February 4, 2012

Household debt down overall, unemployment flat

As debt in American households shrank for the seventh straight quarter, South Carolina households showed the lowest debt-to-credit ratio in a decade.

A Federal Reserve report indicates that household debt has dropped 6.5 percent from a peak in 2008. Credit card balances have declined in the past two years, but the Los Angeles Times reports that part of the reason for that is a sharp lowering of the card limits allowed by lenders.

South Carolina Board of Economic Advisors Chairman John Rainey says the drop in debt has improved personal balance sheets, but hasn’t done a thing for the economy, since consumer spending is weak. Rainey spoke by telephone from Colorado during Thursday’s meeting of the state’s economic forecasters held on the Statehouse grounds.

It’s good news, but potentially not good news. The cards are being paid down so there’s credit available, but are they going to use that credit? Do they have enough confidence in the system, now that they’ve gotten out of the trap a little, to get themselves back in the trap and start spending?

But even with a lower overall household debt, many people are struggling greatly. The Federal Reserve’s report shows that the number of new personal bankruptcies increased 34 percent in the second quarter, much more than a typical seasonal decline of 20 percent. New foreclosures increased 8.7 percent. The nationwide delinquency rate fell for the first time since 2006, but the rate of serious delinquency went up.
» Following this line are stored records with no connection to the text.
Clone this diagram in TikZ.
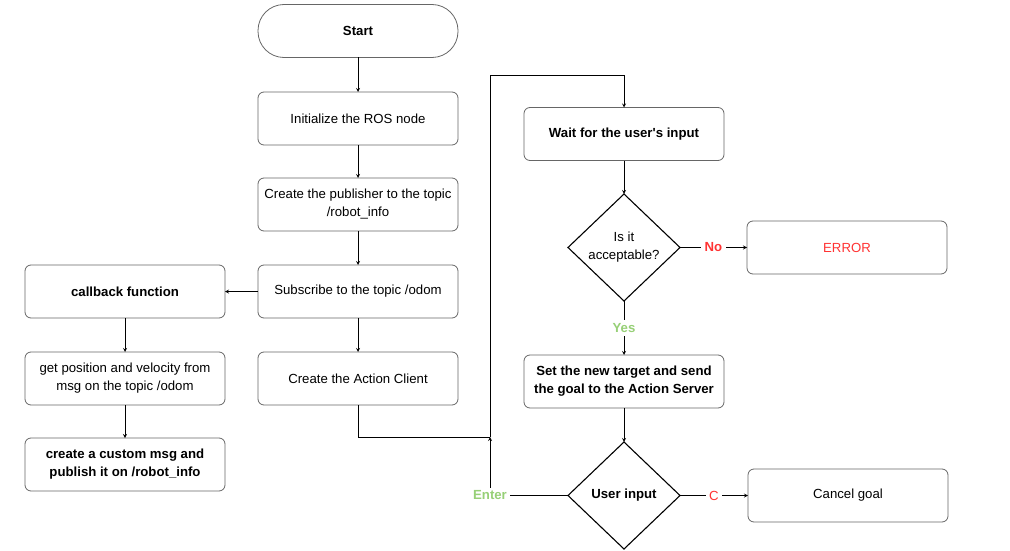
\documentclass[tikz,border=0pt]{standalone}
\usepackage{fontspec}
\setmainfont{Liberation Sans}
\usetikzlibrary{positioning,shapes.geometric}
\definecolor{errred}{HTML}{FF3333}
\definecolor{okgreen}{HTML}{97D077}
\def\flowfont{\fontsize{13.2}{18}\selectfont}
\tikzset{
every path/.style={line width=0.8pt}
, every node/.style={font=\flowfont}
, stepbox/.style={draw=black!60,rounded corners=6pt,minimum width=200pt,minimum height=53pt,align=center,inner sep=2pt,outer sep=0pt}
, boldbox/.style={stepbox,font=\flowfont\bfseries}
, startbox/.style={boldbox,rounded corners=26pt}
, decision/.style={diamond,draw=black,line width=1.1pt,minimum width=112pt,minimum height=107pt,inner sep=0pt,outer sep=0pt,align=center}
, yeslabel/.style={fill=white,text=okgreen,font=\flowfont\bfseries}
, nolabel/.style={fill=white,text=errred,font=\flowfont\bfseries}}

\begin{document}
\begin{tikzpicture}[x=1pt,y=-1pt]
\useasboundingbox (0,0) rectangle (1010,551);
% main column
\node[startbox] at (358,31) (start) {Start};
\node[stepbox,below=34.5pt of start] (init) {Initialize the ROS node};
\node[stepbox,below=33pt of init] (pub) {Create the publisher to the topic\\/robot\_info};
\node[stepbox,below=34pt of pub] (sub) {Subscribe to the topic /odom};
\node[stepbox,below=34pt of sub] (action) {Create the Action Client};
% callback column
\node[boldbox,left=33pt of sub] (callback) {callback function};
\node[stepbox,below=34pt of callback] (getpos) {get position and velocity from\\msg on the topic /odom};
\node[boldbox,below=33pt of getpos] (custom) {create a custom msg and\\publish it on /robot\_info};
% user loop
\node[boldbox] at (624,134) (wait) {Wait for the user\textquotesingle s input};
\node[decision,below=33.5pt of wait] (ask) {Is it\\acceptable?};
\node[stepbox,text=errred,right=67pt of ask] (error) {ERROR};
\node[boldbox,below=54pt of ask] (target) {Set the new target and send\\the goal to the Action Server};
\node[decision,font=\flowfont\bfseries,below=34pt of target] (userin) {User input};
\node[stepbox,right=68pt of userin] (cancel) {Cancel goal};
\coordinate (join) at (490,437);
\coordinate (looptop) at (490,75);
\draw [-stealth] (start) edge (init);
\draw [-stealth] (init) edge (pub);
\draw [-stealth] (pub) edge (sub);
\draw [-stealth] (sub) edge (action);
\draw [-stealth] (sub) edge (callback);
\draw [-stealth] (callback) edge (getpos);
\draw [-stealth] (getpos) edge (custom);
\draw (action) |- (join);
\draw [-stealth] (join) -- (looptop) -| (wait.north);
\draw [-stealth] (wait) edge (ask);
\draw [-stealth] (ask) edge node[nolabel] {No} (error);
\draw [-stealth] (ask) edge node[yeslabel] {Yes} (target);
\draw [-stealth] (target) edge (userin);
\draw [-stealth] (userin) edge node[nolabel,font=\flowfont] {C} (cancel);
\draw [-stealth] (userin) -| node[yeslabel] {Enter} (join);
\end{tikzpicture}
\end{document}
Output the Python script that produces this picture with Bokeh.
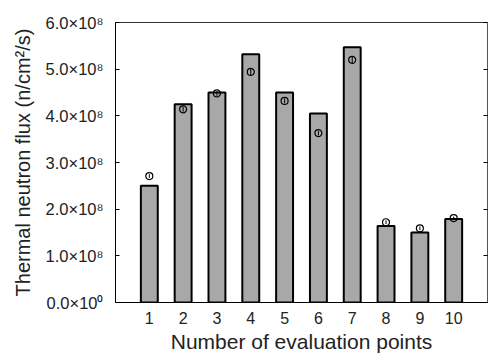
from bokeh.plotting import figure
from bokeh.models import FixedTicker, LinearAxis, Range1d
from bokeh.embed import file_html
from bokeh.resources import INLINE

# ---- data ----
points = [1, 2, 3, 4, 5, 6, 7, 8, 9, 10]
simulated = [2.50e8, 4.25e8, 4.50e8, 5.32e8, 4.50e8, 4.05e8, 5.47e8, 1.64e8, 1.50e8, 1.79e8]
measured = [2.71e8, 4.14e8, 4.48e8, 4.94e8, 4.32e8, 3.63e8, 5.20e8, 1.72e8, 1.59e8, 1.81e8]
measured_err = [0.04e8, 0.05e8, 0.05e8, 0.07e8, 0.05e8, 0.05e8, 0.07e8, 0.04e8, 0.04e8, 0.03e8]
y_ticks = [0, 1e8, 2e8, 3e8, 4e8, 5e8, 6e8]
y_tick_labels = ["0.0×10⁰", "1.0×10⁸", "2.0×10⁸", "3.0×10⁸", "4.0×10⁸", "5.0×10⁸", "6.0×10⁸"]

FONT = "Liberation Sans"

p = figure(width=488, height=356, output_backend="svg", toolbar_location=None,
           x_range=Range1d(0, 11), y_range=Range1d(0, 6e8))
p.min_border_left = 115
p.min_border_right = 1
p.min_border_top = 22
p.min_border_bottom = 54
p.grid.visible = False
p.outline_line_color = "#333333"
p.outline_line_width = 1
p.background_fill_color = "white"
p.border_fill_color = "white"

p.vbar(x=points, top=simulated, width=0.5, bottom=0,
       fill_color="#a8a8a8", line_color="black", line_width=2)

lo = [m - e for m, e in zip(measured, measured_err)]
hi = [m + e for m, e in zip(measured, measured_err)]
p.segment(x0=points, x1=points, y0=lo, y1=hi, line_color="black", line_width=1)
p.scatter(x=points, y=measured, marker="circle", size=7,
          fill_color=None, line_color="black", line_width=1.2)

# x axis
xa = p.xaxis[0]
xa.ticker = FixedTicker(ticks=points)
xa.major_tick_in = 0
xa.major_tick_out = 0
xa.minor_tick_in = 0
xa.minor_tick_out = 0
xa.axis_line_color = "black"
xa.major_label_text_font = FONT
xa.major_label_text_font_size = "16px"
xa.major_label_text_color = "#222222"
xa.major_label_standoff = 9
xa.axis_label = "Number of evaluation points"
xa.axis_label_text_font = FONT
xa.axis_label_text_font_size = "21px"
xa.axis_label_text_font_style = "normal"
xa.axis_label_text_color = "#222222"
xa.axis_label_standoff = 3

# y axis
ya = p.yaxis[0]
ya.ticker = FixedTicker(ticks=y_ticks)
ya.major_label_overrides = {t: s for t, s in zip(y_ticks, y_tick_labels)}
ya.major_tick_in = 4
ya.major_tick_out = 0
ya.minor_tick_in = 0
ya.minor_tick_out = 0
ya.axis_line_color = "black"
ya.major_label_text_font = FONT
ya.major_label_text_font_size = "16.5px"
ya.major_label_text_color = "#222222"
ya.major_label_standoff = 12
ya.axis_label = "Thermal neutron flux (n/cm²/s)"
ya.axis_label_text_font = FONT
ya.axis_label_text_font_size = "20px"
ya.axis_label_text_font_style = "normal"
ya.axis_label_text_color = "#222222"
ya.axis_label_standoff = 9

# right axis with inward ticks only
ra = LinearAxis(ticker=FixedTicker(ticks=y_ticks))
ra.major_label_overrides = {t: "" for t in y_ticks}
ra.major_tick_in = 4
ra.major_tick_out = 0
ra.minor_tick_in = 0
ra.minor_tick_out = 0
ra.major_label_standoff = 0
ra.axis_line_color = "#555555"
ra.axis_line_width = 1
p.add_layout(ra, "right")

open("out.html", "w").write(file_html(p, INLINE))
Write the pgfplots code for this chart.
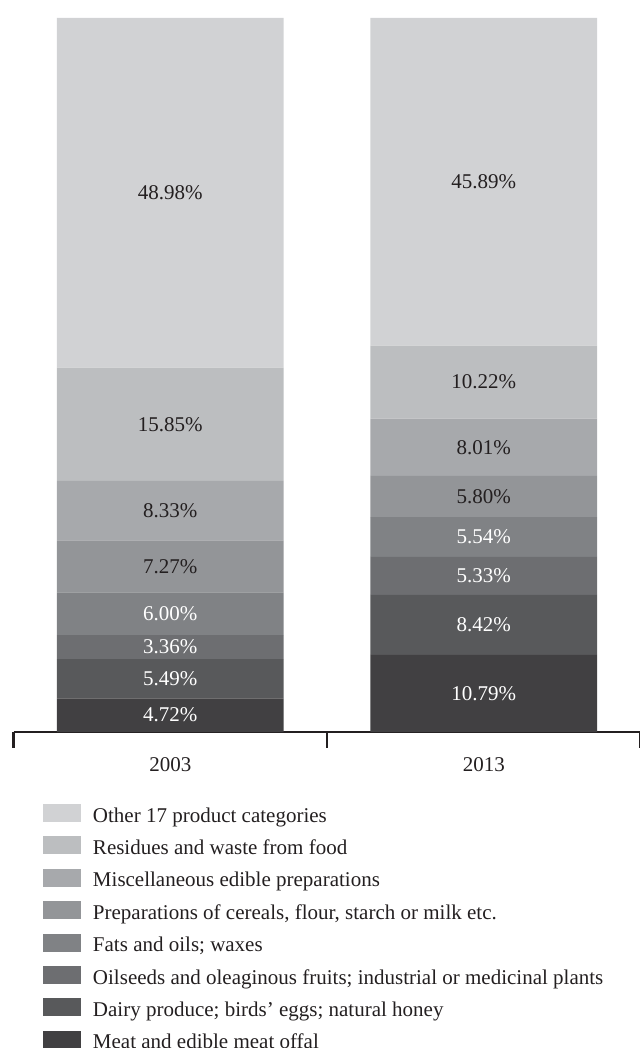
\documentclass[border=0pt]{standalone}
\usepackage{pgfplots}
\pgfplotsset{compat=1.18}
\usepackage{fontspec}
\setmainfont{Liberation Serif}
\definecolor{cOther}{HTML}{D1D2D4}
\definecolor{cRes}{HTML}{BCBEC0}
\definecolor{cMisc}{HTML}{A7A9AC}
\definecolor{cPrep}{HTML}{939598}
\definecolor{cFats}{HTML}{808285}
\definecolor{cOil}{HTML}{6D6E71}
\definecolor{cDairy}{HTML}{58595B}
\definecolor{cMeat}{HTML}{414042}
\definecolor{txt}{HTML}{231F20}
\begin{document}
\fontsize{21bp}{25bp}\selectfont
\begin{tikzpicture}
\path[use as bounding box] (0,0) rectangle (640bp,1048bp);
\begin{axis}[
  at={(13.5bp,316bp)}, anchor=south west,
  scale only axis, width=627bp, height=714bp,
  ybar stacked, bar width=0.724,
  xmin=-0.5, xmax=1.5, ymin=0, ymax=100,
  clip=false,
  axis x line*=bottom, axis y line=none,
  x axis line style={line width=2bp, color=txt},
  xtick={0,1}, xticklabels={2003,2013},
  major tick length=0pt,
  extra x ticks={-0.5,0.5,1.5}, extra x tick labels={},
  extra x tick style={major tick length=16bp, tick align=outside,
     tick style={line width=2.5bp, color=txt}},
  xticklabel style={anchor=base, yshift=-39bp, inner sep=0pt, text=txt, font=\fontsize{21bp}{25bp}\selectfont},
  visualization depends on={rawy \as \myrawy},
  nodes near coords={\pgfmathprintnumber[fixed,fixed zerofill,precision=2,assume math mode=true]{\myrawy}\%},
  every node near coord/.style={anchor=center, font=\fontsize{21bp}{25bp}\selectfont, inner sep=0pt},
  reverse legend,
  legend cell align=left,
  legend image code/.code={\fill[#1] (0bp,-5bp) rectangle (38bp,13bp); \path (50bp,0bp);},
  legend style={at={(0.04705,-0.10084)}, anchor=north west, draw=none, fill=none,
    inner sep=0pt, outer sep=0pt, row sep=9.4bp, text=txt,
    font=\fontsize{21bp}{25bp}\selectfont,
    nodes={inner sep=0pt, text height=15bp, text depth=5bp}},
]
\addplot[fill=cMeat, draw=none, every node near coord/.append style={text=white}] coordinates {(0,4.72) (1,10.79)};
\addlegendentry{Meat and edible meat offal}
\addplot[fill=cDairy, draw=none, every node near coord/.append style={text=white}] coordinates {(0,5.49) (1,8.42)};
\addlegendentry{Dairy produce; birds' eggs; natural honey}
\addplot[fill=cOil, draw=none, every node near coord/.append style={text=white}] coordinates {(0,3.36) (1,5.33)};
\addlegendentry{Oilseeds and oleaginous fruits; industrial or medicinal plants}
\addplot[fill=cFats, draw=none, every node near coord/.append style={text=white}] coordinates {(0,6.00) (1,5.54)};
\addlegendentry{Fats and oils; waxes}
\addplot[fill=cPrep, draw=none, every node near coord/.append style={text=txt}] coordinates {(0,7.27) (1,5.80)};
\addlegendentry{Preparations of cereals, flour, starch or milk etc.}
\addplot[fill=cMisc, draw=none, every node near coord/.append style={text=txt}] coordinates {(0,8.33) (1,8.01)};
\addlegendentry{Miscellaneous edible preparations}
\addplot[fill=cRes, draw=none, every node near coord/.append style={text=txt}] coordinates {(0,15.85) (1,10.22)};
\addlegendentry{Residues and waste from food}
\addplot[fill=cOther, draw=none, every node near coord/.append style={text=txt}] coordinates {(0,48.98) (1,45.89)};
\addlegendentry{Other 17 product categories}
\end{axis}
\end{tikzpicture}
\end{document}
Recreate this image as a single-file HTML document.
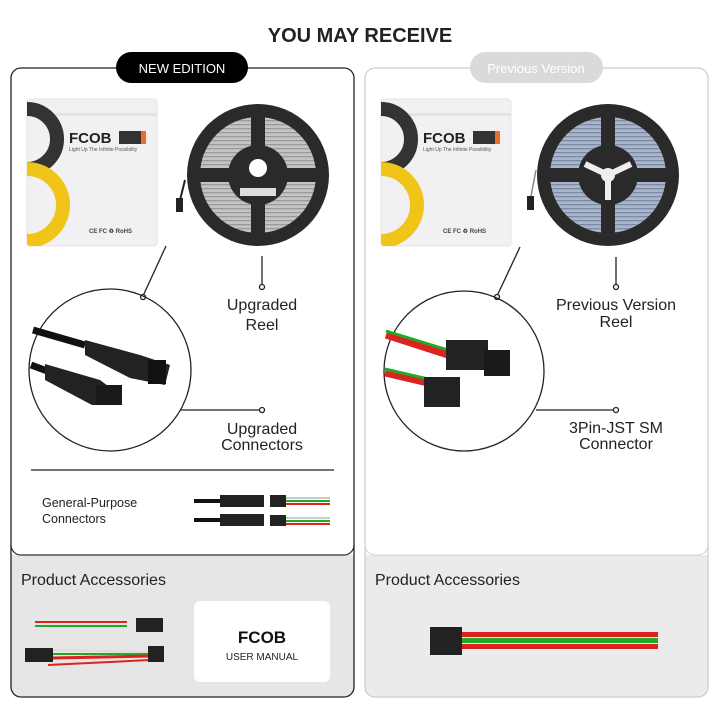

On the subject of unemployment, Rainey says he doesn’t expect the state’s 10.8 percent jobless rate to drop back down to five percent again until 2016.  That rate was 12 percent one year ago.  He says the rate will be fairly flat for a while, and even when it improves greatly, the unemployment base standard will be more like it was in the 1970′s, not the 1990′s. He says certain factors are helping to keep unemployment high. Rainey says development of applied technology is increasing as productivity also increases, which is something he has never seen before–meaning that there is less need for workers. Rainey also notes that some hiring is inhibited due to business apprehension over future taxes and the health care bill.

These things are weighing heavily on businesses, especially small business. And that inhibits hiring. The 10-year government bond is at 260. That means the government can borrow money at 2.6 percent for 10 years. That tells you there is no great borrowing out there, no great demand for money. And until there is a demand for money, you won’t see expansion in the business community. Until there’s expansion, there won’t be many new jobs.

The budget advisors report that the state’s corporate revenues are increasing and that the mortgage interest is the lowest overall since 1960′s levels.